- Moving the market
Stocks opened lower and stayed under pressure for most of the day, even after Nvidia and Salesforce dropped their latest earnings.
The big disappointment was Nvidia—despite beating on both earnings and revenue, shares got pumped early then dumped about 5%, putting it on track for its worst day since April.
Traders basically shrugged off the numbers and took profits. Other chip names followed suit: Broadcom, Lam Research, Western Digital, and Applied Materials all fell more than 6%.
Salesforce bucked the trend a bit, rising 2% after beating on both top and bottom lines, but it wasn’t enough to lift the broader tech sector.
The weakness ties back to ongoing fragility in software and cybersecurity—investors are still nervous about AI tools potentially disrupting incumbent vendors’ businesses. The Mag 7 were a big drag again, but the rest of the S&P 493 held roughly flat.

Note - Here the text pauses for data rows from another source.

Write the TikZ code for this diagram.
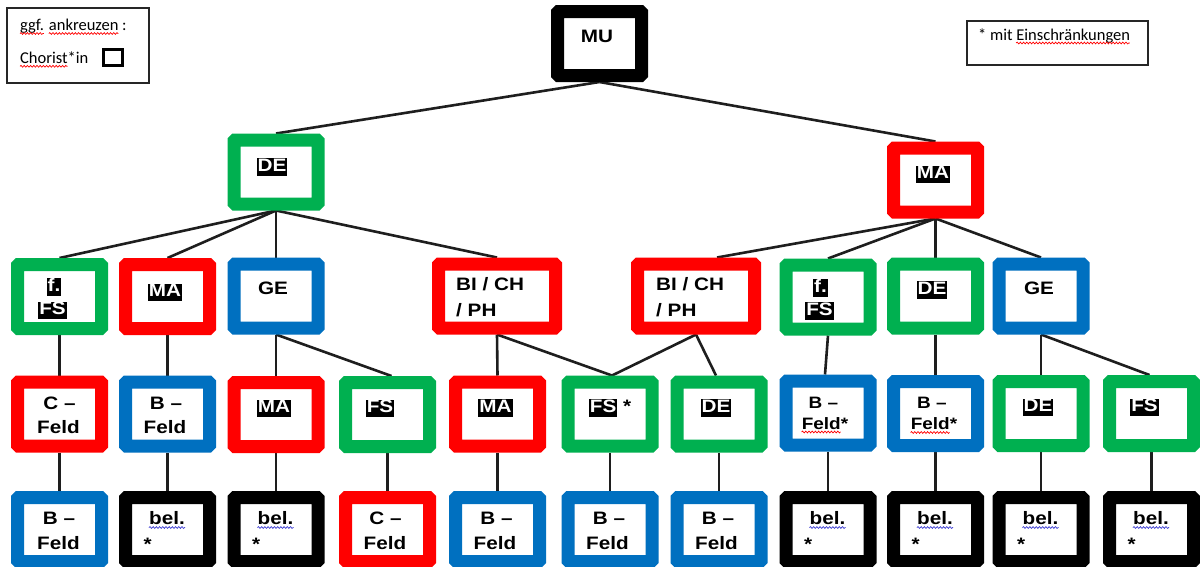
\documentclass[tikz,border=0pt]{standalone}
\usepackage{fontspec}
\usetikzlibrary{calc,backgrounds,decorations.pathmorphing}
\newfontfamily\labfont[FakeStretch=1.15]{Liberation Sans}
\newfontfamily\legfont{Carlito}
\definecolor{cgreen}{RGB}{0,176,80}
\definecolor{cred}{RGB}{255,0,0}
\definecolor{cblue}{RGB}{0,112,192}
\definecolor{cwave}{RGB}{60,60,210}
\definecolor{cline}{RGB}{30,30,30}
\newcommand\hlt[1]{{\setlength{\fboxsep}{0pt}\colorbox{black}{\rule[-4.5pt]{0pt}{17.5pt}\kern1pt\textcolor{white}{#1}\kern1pt}}}
\newcommand\legsize{\legfont\fontsize{16.5}{18}\selectfont}
\newcommand\labsmall{\labfont\bfseries\fontsize{16.5}{18}\selectfont}
\newlength\wA \newlength\wB \newlength\wC \newlength\wD \newlength\wE \newlength\wF \newlength\wG
\tikzset{
  box/.style={draw=#1, line width=13pt, minimum width=84pt, minimum height=64pt,
    inner sep=0pt, outer sep=6.5pt, rounded corners=1pt},
  wide/.style={minimum width=117pt},
  conn/.style={draw=cline, line width=2.6pt},
  lab/.style={font=\labfont\bfseries\fontsize{18}{20}\selectfont, anchor=base, inner sep=0pt},
  labw/.style={lab, anchor=base west},
  labs/.style={lab, font=\labsmall},
  leg/.style={font=\legsize, anchor=base west, inner sep=0pt},
  legframe/.style={draw=black!85, line width=1.2pt, inner sep=0pt},
  wavy/.style={draw=#1, line width=0.7pt, decorate,
    decoration={snake, amplitude=0.9pt, segment length=3.2pt}}
}
\begin{document}
\settowidth\wA{\legsize ggf.}%
\settowidth\wB{\legsize ggf. }%
\settowidth\wC{\legsize ggf. ankreuzen}%
\settowidth\wD{\legsize Chorist}%
\settowidth\wE{\legsize * mit }%
\settowidth\wF{\legsize * mit Einschränkungen}%
\settowidth\wG{\labsmall Feld}%
\begin{tikzpicture}[x=1pt,y=-1pt]
\useasboundingbox (0,0) rectangle (1200,566);
% legends
\node[legframe, minimum width=142pt, minimum height=75pt] (legl) at (78,45.5) {};
\node[leg] (legl1) at (20,30.5) {ggf. ankreuzen :};
\node[leg] (legl2) at (20,63.3) {Chorist*in};
\node[draw=black, line width=3pt, minimum width=19pt, minimum height=16pt, inner sep=0pt] (chk) at (113,57.5) {};
\node[legframe, minimum width=181pt, minimum height=44pt] (legr) at (1057.5,43) {};
\node[leg] (legr1) at (978,40) {* mit Einschränkungen};
\draw[wavy=red] ([yshift=-3pt]legl1.base west) -- ([yshift=-3pt,xshift=\wA]legl1.base west);
\draw[wavy=red] ([yshift=-3pt,xshift=\wB]legl1.base west) -- ([yshift=-3pt,xshift=\wC]legl1.base west);
\draw[wavy=red] ([yshift=-3pt]legl2.base west) -- ([yshift=-3pt,xshift=\wD]legl2.base west);
\draw[wavy=red] ([yshift=-3pt,xshift=\wE]legr1.base west) -- ([yshift=-3pt,xshift=\wF]legr1.base west);
% boxes
\node[box=black] (mu) at (599.5,43.5) {};
\node[box=cgreen] (de1) at (276,172) {};
\node[box=cred] (ma1) at (935.5,180) {};
% level 2
\node[box=cgreen] (fa) at (59.5,296.5) {};
\node[box=cred] (mb) at (167.5,296.5) {};
\node[box=cblue] (gc) at (276,296) {};
\node[box=cred, wide] (bd) at (497,296) {};
\node[box=cred, wide] (be) at (696,296) {};
\node[box=cgreen] (ff) at (828,297) {};
\node[box=cgreen] (dg) at (935.5,296) {};
\node[box=cblue] (gh) at (1041,296) {};
% level 3
\node[box=cred] (r1) at (59.5,414) {};
\node[box=cblue] (r2) at (167.5,414) {};
\node[box=cred] (r3) at (276,414.5) {};
\node[box=cgreen] (r4) at (387.5,414.5) {};
\node[box=cred] (r5) at (497.5,414) {};
\node[box=cgreen] (r6) at (610,414) {};
\node[box=cgreen] (r7) at (719,414) {};
\node[box=cblue] (r8) at (828,413) {};
\node[box=cblue] (r9) at (935.5,413.5) {};
\node[box=cgreen] (r10) at (1041,413.5) {};
\node[box=cgreen] (r11) at (1151.5,413.5) {};
% level 4
\node[box=cblue] (s1) at (59.5,529.5) {};
\node[box=black] (s2) at (167.5,529.5) {};
\node[box=black] (s3) at (276,529.5) {};
\node[box=cred] (s4) at (387.5,529.5) {};
\node[box=cblue] (s5) at (497.5,529.5) {};
\node[box=cblue] (s6) at (610,529.5) {};
\node[box=cblue] (s7) at (719,529.5) {};
\node[box=black] (s8) at (828,529.5) {};
\node[box=black] (s9) at (935.5,529.5) {};
\node[box=black] (s10) at (1041,529.5) {};
\node[box=black] (s11) at (1151.5,529.5) {};
% labels
\node[lab] (tmu) at ($(mu)+(-2.5,-1)$) {MU};
\node[lab] (tde1) at ($(de1)+(-4,-1)$) {\hlt{DE}};
\node[lab] (tma1) at ($(ma1)+(-2.5,-1.5)$) {\hlt{MA}};
\node[lab] (tfa1) at ($(fa)+(-5.5,-5)$) {\hlt{f.}};
\node[lab] (tfa2) at ($(fa)+(-7,18)$) {\hlt{FS}};
\node[lab] (tmb) at ($(mb)+(-2.5,0)$) {\hlt{MA}};
\node[lab] (tgc) at ($(gc)+(-3,-2)$) {GE};
\node[labw] (tbd1) at ($(bd)+(-41,-6)$) {BI / CH};
\node[labw] (tbd2) at ($(bd)+(-41,20)$) {/ PH};
\node[labw] (tbe1) at ($(be)+(-40,-6)$) {BI / CH};
\node[labw] (tbe2) at ($(be)+(-40,20)$) {/ PH};
\node[lab] (tff1) at ($(ff)+(-7.5,-5)$) {\hlt{f.}};
\node[lab] (tff2) at ($(ff)+(-8.5,18)$) {\hlt{FS}};
\node[lab] (tdg) at ($(dg)+(-3.5,-2)$) {\hlt{DE}};
\node[lab] (tgh) at ($(gh)+(-2,-2)$) {GE};
\node[lab] (tr1a) at ($(r1)+(0,-4.5)$) {C –};
\node[lab] (tr1b) at ($(r1)+(-1,19.5)$) {Feld};
\node[lab] (tr2a) at ($(r2)+(-1.5,-4.5)$) {B –};
\node[lab] (tr2b) at ($(r2)+(-2.5,19.5)$) {Feld};
\node[lab] (tr3) at ($(r3)+(-2,-2)$) {\hlt{MA}};
\node[lab] (tr4) at ($(r4)+(-7.5,-2)$) {\hlt{FS}};
\node[lab] (tr5) at ($(r5)+(-2,-2)$) {\hlt{MA}};
\node[lab] (tr6) at ($(r6)+(0,-2)$) {\hlt{FS}\ *};
\node[lab] (tr7) at ($(r7)+(-3,-2)$) {\hlt{DE}};
\node[labs] (tr8a) at ($(r8)+(-4.5,-5)$) {B –};
\node[labs] (tr8b) at ($(r8)+(-3,16)$) {Feld*};
\node[labs] (tr9a) at ($(r9)+(-3.5,-5)$) {B –};
\node[labs] (tr9b) at ($(r9)+(-1.5,16)$) {Feld*};
\draw[wavy=red] ([yshift=-3pt]tr8b.base west) -- ([yshift=-3pt,xshift=\wG]tr8b.base west);
\draw[wavy=red] ([yshift=-3pt]tr9b.base west) -- ([yshift=-3pt,xshift=\wG]tr9b.base west);
\node[lab] (tr10) at ($(r10)+(-3,-2)$) {\hlt{DE}};
\node[lab] (tr11) at ($(r11)+(-7,-2)$) {\hlt{FS}};
\node[lab] (ts1a) at ($(s1)+(-0.5,-5)$) {B –};
\node[lab] (ts1b) at ($(s1)+(-1,20)$) {Feld};
\node[lab] (ts4a) at ($(s4)+(-2,-5)$) {C –};
\node[lab] (ts4b) at ($(s4)+(-2.5,20)$) {Feld};
\node[lab] (ts5a) at ($(s5)+(-1,-5)$) {B –};
\node[lab] (ts5b) at ($(s5)+(-2.5,20)$) {Feld};
\node[lab] (ts6a) at ($(s6)+(-1,-5)$) {B –};
\node[lab] (ts6b) at ($(s6)+(-2.5,20)$) {Feld};
\node[lab] (ts7a) at ($(s7)+(-1,-5)$) {B –};
\node[lab] (ts7b) at ($(s7)+(-2.5,20)$) {Feld};
\foreach \s in {s2,s3,s8,s9,s10,s11}{
  \node[lab] (t\s a) at ($(\s)+(-0.5,-5)$) {bel.};
  \draw[wavy=cwave] ([yshift=-3pt]t\s a.base west) -- ([yshift=-3pt]t\s a.base east);
  \node[labw] (t\s b) at ($(\s)+(-24,21)$) {*};
}
% connectors
\begin{scope}[on background layer]
\fill[white] (0,0) rectangle (1200,566);
\draw[conn] (mu.south) -- (de1.north);
\draw[conn] (mu.south) -- (ma1.north);
\foreach \c in {fa,mb,gc,bd} \draw[conn] (de1.south) -- (\c.north);
\draw[conn] (ma1.south) -- ([xshift=21pt]be.north);
\foreach \c in {ff,dg,gh} \draw[conn] (ma1.south) -- (\c.north);
\draw[conn] (fa.south) -- (r1.north);
\draw[conn] (mb.south) -- (r2.north);
\draw[conn] (gc.south) -- (r3.north);
\draw[conn] (gc.south) -- ([xshift=4pt]r4.north);
\draw[conn] (bd.south) -- (r5.north);
\draw[conn] (bd.south) -- ([xshift=2pt]r6.north);
\draw[conn] (be.south) -- ([xshift=2pt]r6.north);
\draw[conn] (be.south) -- ([xshift=-3pt]r7.north);
\draw[conn] (ff.south) -- ([xshift=-3pt]r8.north);
\draw[conn] (dg.south) -- (r9.north);
\draw[conn] (gh.south) -- (r10.north);
\draw[conn] (gh.south) -- ([xshift=-2pt]r11.north);
\foreach \i in {1,...,11} \draw[conn] (r\i.south) -- (s\i.north);
\end{scope}
\end{tikzpicture}
\end{document}
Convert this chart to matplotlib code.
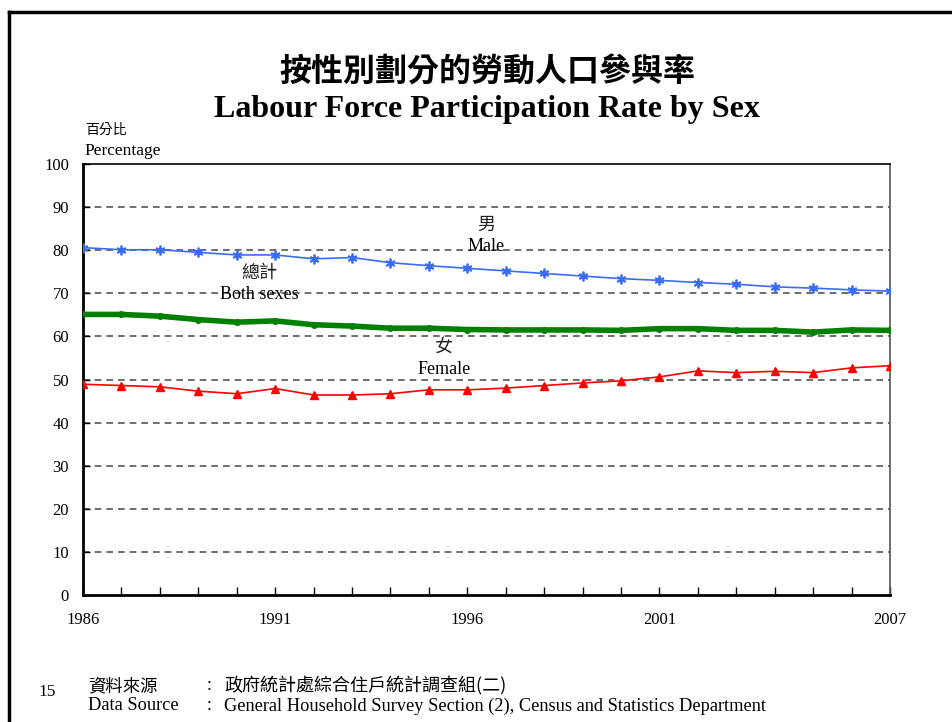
import matplotlib.pyplot as plt
from matplotlib.lines import Line2D

plt.rcParams['font.family'] = ['Liberation Serif', 'Noto Sans CJK TC']

# Data
years = list(range(1986, 2008))
male = [80.6, 80.1, 80.1, 79.5, 78.9, 78.9, 78.0, 78.3, 77.1, 76.4, 75.8,
        75.2, 74.6, 74.0, 73.4, 73.0, 72.5, 72.1, 71.5, 71.2, 70.8, 70.5]
both = [65.1, 65.1, 64.7, 63.9, 63.3, 63.6, 62.7, 62.4, 61.9, 61.9, 61.6,
        61.5, 61.5, 61.5, 61.4, 61.8, 61.8, 61.4, 61.4, 61.0, 61.5, 61.4]
female = [48.9, 48.6, 48.3, 47.3, 46.7, 47.9, 46.4, 46.4, 46.7, 47.6, 47.6,
          48.0, 48.6, 49.2, 49.7, 50.6, 52.0, 51.6, 51.9, 51.6, 52.7, 53.2]
xtick_years = [1986, 1991, 1996, 2001, 2007]
yticks = list(range(0, 101, 10))

cjk = ['Noto Sans CJK TC', 'Liberation Serif']
serif = ['Liberation Serif', 'Noto Sans CJK TC']

fig = plt.figure(figsize=(9.53, 7.22), dpi=100)
ax = fig.add_axes([83 / 953, 1 - 595 / 722, 807 / 953, 431 / 722])

# page border (left and top)
fig.add_artist(Line2D([9 / 953, 9 / 953], [0, 1 - 12 / 722], color='black', lw=2.5))
fig.add_artist(Line2D([9 / 953, 1], [1 - 12 / 722, 1 - 12 / 722], color='black', lw=2.5))

for y in yticks[1:-1]:
    ax.axhline(y, color='#555555', lw=1.2, ls=(0, (4, 3)), zorder=1)

ax.plot(years, male, color='#3a6cf4', lw=1.2, marker=(6, 2, 0), ms=7, mew=1.3, zorder=3)
ax.plot(years, both, color='#008000', lw=4, marker='o', ms=4, zorder=3)
ax.plot(years, female, color='#ff0000', lw=1.2, marker='^', ms=6, zorder=3)

ax.set_xlim(1986, 2007)
ax.set_ylim(0, 100)
ax.set_yticks(yticks)
ax.set_xticks(years, minor=False)
ax.set_xticklabels([str(y) if y in xtick_years else '' for y in years])
ax.tick_params(axis='x', direction='in', length=6, width=1, pad=12, labelsize=12)
ax.tick_params(axis='y', direction='in', length=5, width=1, pad=10, labelsize=12)

ax.spines['left'].set_linewidth(2)
ax.spines['bottom'].set_linewidth(2)
ax.spines['top'].set_linewidth(1.2)
ax.spines['right'].set_color('#555555')
ax.spines['right'].set_linewidth(1.2)

# series labels
ax.text(1996.5, 85.8, '男', family=cjk, fontsize=13, ha='center', va='center', color='#222222')
ax.text(1996.5, 80.8, 'Male', family=serif, fontsize=13, ha='center', va='center')
ax.text(1990.6, 74.8, '總計', family=cjk, fontsize=13, ha='center', va='center', color='#222222')
ax.text(1990.6, 69.8, 'Both sexes', family=serif, fontsize=13, ha='center', va='center')
ax.text(1995.4, 57.5, '女', family=cjk, fontsize=13, ha='center', va='center', color='#222222')
ax.text(1995.4, 52.3, 'Female', family=serif, fontsize=13, ha='center', va='center')

# titles
fig.text(487 / 953, 1 - 73 / 722, '按性別劃分的勞動人口參與率', family=cjk, fontsize=23,
         fontweight='bold', ha='center', va='center')
fig.text(487 / 953, 1 - 110 / 722, 'Labour Force Participation Rate by Sex', family=serif,
         fontsize=23, fontweight='bold', ha='center', va='center')
fig.text(85 / 953, 1 - 130 / 722, '百分比', family=cjk, fontsize=10, ha='left', va='center')
fig.text(84 / 953, 1 - 151 / 722, 'Percentage', family=serif, fontsize=12.5, ha='left', va='center')

# footer
fig.text(38 / 953, 1 - 692 / 722, '15', family=serif, fontsize=12.5, ha='left', va='center')
fig.text(88 / 953, 1 - 686 / 722, '資料來源', family=cjk, fontsize=12.5, ha='left', va='center')
fig.text(207 / 953, 1 - 686 / 722, ':', family=serif, fontsize=13, ha='left', va='center')
fig.text(224 / 953, 1 - 686 / 722, '政府統計處綜合住戶統計調查組(二)', family=cjk, fontsize=13,
         ha='left', va='center')
fig.text(88 / 953, 1 - 706 / 722, 'Data Source', family=serif, fontsize=13.2, ha='left', va='center')
fig.text(207 / 953, 1 - 706 / 722, ':', family=serif, fontsize=13, ha='left', va='center')
fig.text(224 / 953, 1 - 706 / 722, 'General Household Survey Section (2), Census and Statistics Department',
         family=serif, fontsize=13.2, ha='left', va='center')

fig.savefig('out.png', dpi=100)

In the end, only the Dow and small caps managed small green closes—the Nasdaq was the day’s biggest loser.
Bond yields eased (pushing rate-cut expectations higher), the dollar gained overall despite a late sell-off, and the metals were mixed: spot gold chopped between $5,150 and $5,200 but the gold ETF closed green, silver eked out a gain, and Bitcoin followed tech lower before bouncing back to $68k.
Today’s big question: why did Nvidia underperform after such a strong beat? Simple answer—classic “sell the news” profit-taking.